Disebutkan awal kemundurannya, karena semasa pemerintahan Hayam Wuruk, Majapahit yang mengalami kecelakaan sejarah berupa Perang Bubat mendapat citra negatif di hadapan orang-orang Sunda khususnya dan orang-orang manca negara pada umumnya.

Masa awal kemunduran Majapahit semakin tampak sesudah Perang Bubat, Mahapatih Amangkubhumi Gajah Mada tidak terlibat langsung dalam kebijakan pemerintahan Hayam Wuruk. Sementara Gajah Enggon yang menggantikan kedudukan sebagai Mahapatih Amangkubhumi tidak secerdas Gajah Mada.

Wikramawardhana

Wikramawardhana (Bhra Hyang Wisesa Aji Wikrama) merupakan raja Majapahit V dari tahun 1390 hingga 1428. Semasa menjabat sebagai raja, Wikramawardhana (suami Nagarawardhani/menantu Hayam Wuruk) dari Majapahit Barat berselisih dengan Bhre Wirabhumi (putra Hayam Wuruk yang lahir dari selir) dari Majapahit Barat. Perselisihan keduanya berujung pada perang setahap demi setahap yang dikenal dengan Perang Paregreg.

Dalam Perang Paregreg, Wikramawardhana berhasil menaklukkan Bhre Wirabhumi. Di tangan Raden Gajah (Bhra Narapathi), Bhre Wirabhumi tewas dengan dipenggal kepalanya. Sesudah Bhre Wirabhumi tewas, Majapahit Timur dikuasai oleh Wikramawardhana. Bhre Daha II yang merupakan putri Bhre Wirabhumi pun disunting oleh Wikramawardhana. Kelak perkawinan Bhre Wikramawardhana dengan Bhre Daha II melahirkan Sri Suhita (raja Majapahit VI).

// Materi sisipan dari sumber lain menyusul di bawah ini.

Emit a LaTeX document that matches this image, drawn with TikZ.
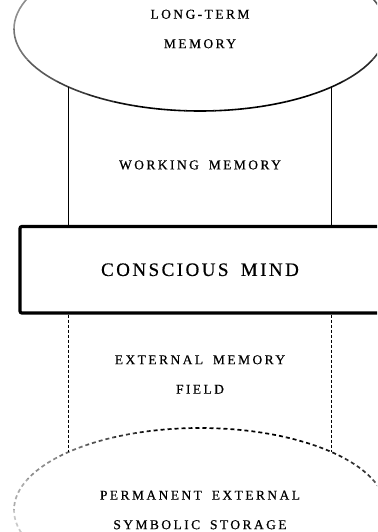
\documentclass[tikz,border=0pt]{standalone}
\usepackage{fontspec}
\setmainfont{Liberation Serif}[FakeBold=0.5,WordSpace=1.7]
\usetikzlibrary{shapes.geometric}

\tikzset{
  caption/.style={align=center,inner sep=0pt,
    font=\fontsize{13.5}{29.5}\selectfont\addfontfeature{LetterSpace=18}},
  store/.style={ellipse,inner sep=0pt,outer sep=0pt,
    minimum width=372,minimum height=164},
  wall/.style={line width=1.8},
  dotwall/.style={line width=1.8,dash pattern=on 3 off 2},
}

\begin{document}
\begin{tikzpicture}[x=1pt,y=-1pt]
  \useasboundingbox (0,0) rectangle (377,532);
  \clip (0,0) rectangle (377,532);

  % the two stores
  \node[store,caption] (ltm) at (200,29) {LONG-TERM\\MEMORY};
  \node[store,caption] (pes) at (200,510) {PERMANENT EXTERNAL\\SYMBOLIC STORAGE};

  % outlines fade to grey towards the left
  \foreach \a in {0,10,...,350}{
    \pgfmathsetmacro\k{max(15,min(100,60+60*cos(\a+5-80)))}
    \begin{scope}
      \clip (ltm.center) -- +(\a:600) -- +(\a+10:600) -- cycle;
      \draw[black!\k,line width=1.6] (ltm.center) ellipse [x radius=186,y radius=82];
    \end{scope}
    \pgfmathsetmacro\k{max(15,min(100,45+70*cos(\a+5-285)))}
    \begin{scope}
      \clip (pes.center) -- +(\a:600) -- +(\a+10:600) -- cycle;
      \draw[black!\k,line width=1.7,dash pattern=on 4 off 3]
        (pes.center) ellipse [x radius=186,y radius=82];
    \end{scope}
  }

  % the mind itself
  \node[draw,line width=3.2,rounded corners=2,minimum width=360,minimum height=86.5,
    font=\fontsize{19}{20}\selectfont\addfontfeature{LetterSpace=13}]
    (mind) at (200,269.75) {CONSCIOUS MIND};

  \node[caption] (wm) at (200,165) {WORKING MEMORY};
  \node[caption] (emf) at (200,374.5) {EXTERNAL MEMORY\\FIELD};

  \draw[wall] (ltm.south west) -- (ltm.south west |- mind.north);
  \draw[wall] (ltm.south east) -- (ltm.south east |- mind.north);
  \draw[dotwall] (mind.south -| pes.north west) -- (pes.north west);
  \draw[dotwall] (mind.south -| pes.north east) -- (pes.north east);
\end{tikzpicture}
\end{document}
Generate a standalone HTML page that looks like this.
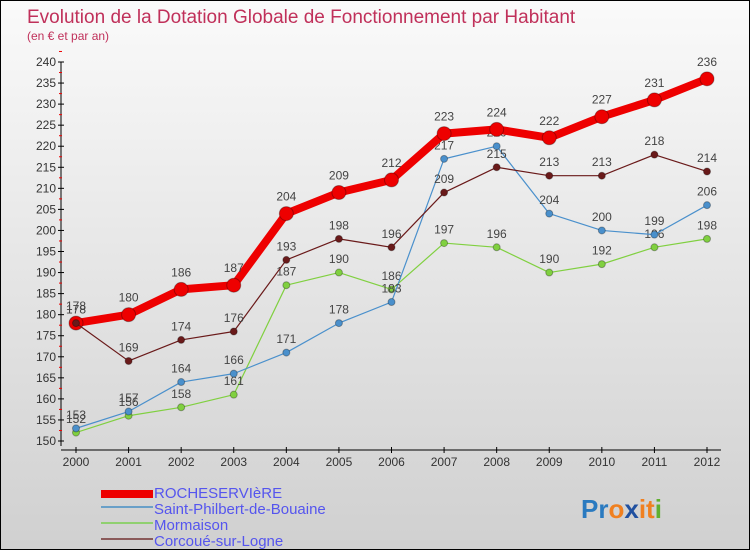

Di satu sisi, Wikramawardhana diuntungkan dalam Perang Paregreg. Di sisi lain, Wikramawardhana mengganti rugi pada Kaisar Cina. Karena sewaktu Perang Paregreg berlangsung, pasukan Majapahit Barat membunuh banyak pengikut Cheng-ho yang tengah berkunjung di Majapahit Timur untuk meninjau perang saudara antara menantu dan putra Hayam Wuruk tersebut.

Berkat Perang Paregreg, Wikramawardhana pula kehilangan banyak daerah yang semula menjadi bawahan (jajahan) Majapahit untuk menjadi negeri berdaulat penuh. Akibatnya wilayah Majapahit (barat dan timur) yang kembali bersatu tersebut justru semakin mengalami masa suramnya.

Sri Suhita

Sri Suhita (Bhatara Parameswara) merupakan raja Majapahit VI yang memerintah dari tahun 1429 hingga 1447. Semasa menjabat sebagai raja Majapahit, Sri Suhita mengangkat Arya Teja sebagai pimpinan masyarakat Cinta di Tuban.

Sebagai raja, Sri Suhita memiliki sifat pendemdam. Terbukti Sri Suhita menghukum penggal kepada pada Raden Gajah (Bhra Narapathi). Pengikut Wikramawardhana ayahnya yang telah membunuh kakeknya yakni Bhre Wirabhumi ketika terjadi Perang Paregreg.

Karena perkawinannya dengan Bhra Hyang Parameswara Ratnapangkaja tidak dikaruniai putra, maka sepeninggal Sri Suhita, Majapahit dikuasai oleh Dyah Kertawijaya yang merupakan adiknya (putra Wikramawardhana dan Bhre Daha II).

Dyah Kertawijaya

Dyah Kertawijaya merupakan Raja Majapahit VII yang memerintah dari tahun 1447 hingga 1451. Semasa menjabat sebagai raja, Majapahit dilanda gempa bumi, gunung meletus, dan pembunuh penduduk Tidung Gelating yang dilakukan oleh Bhre Paguhan.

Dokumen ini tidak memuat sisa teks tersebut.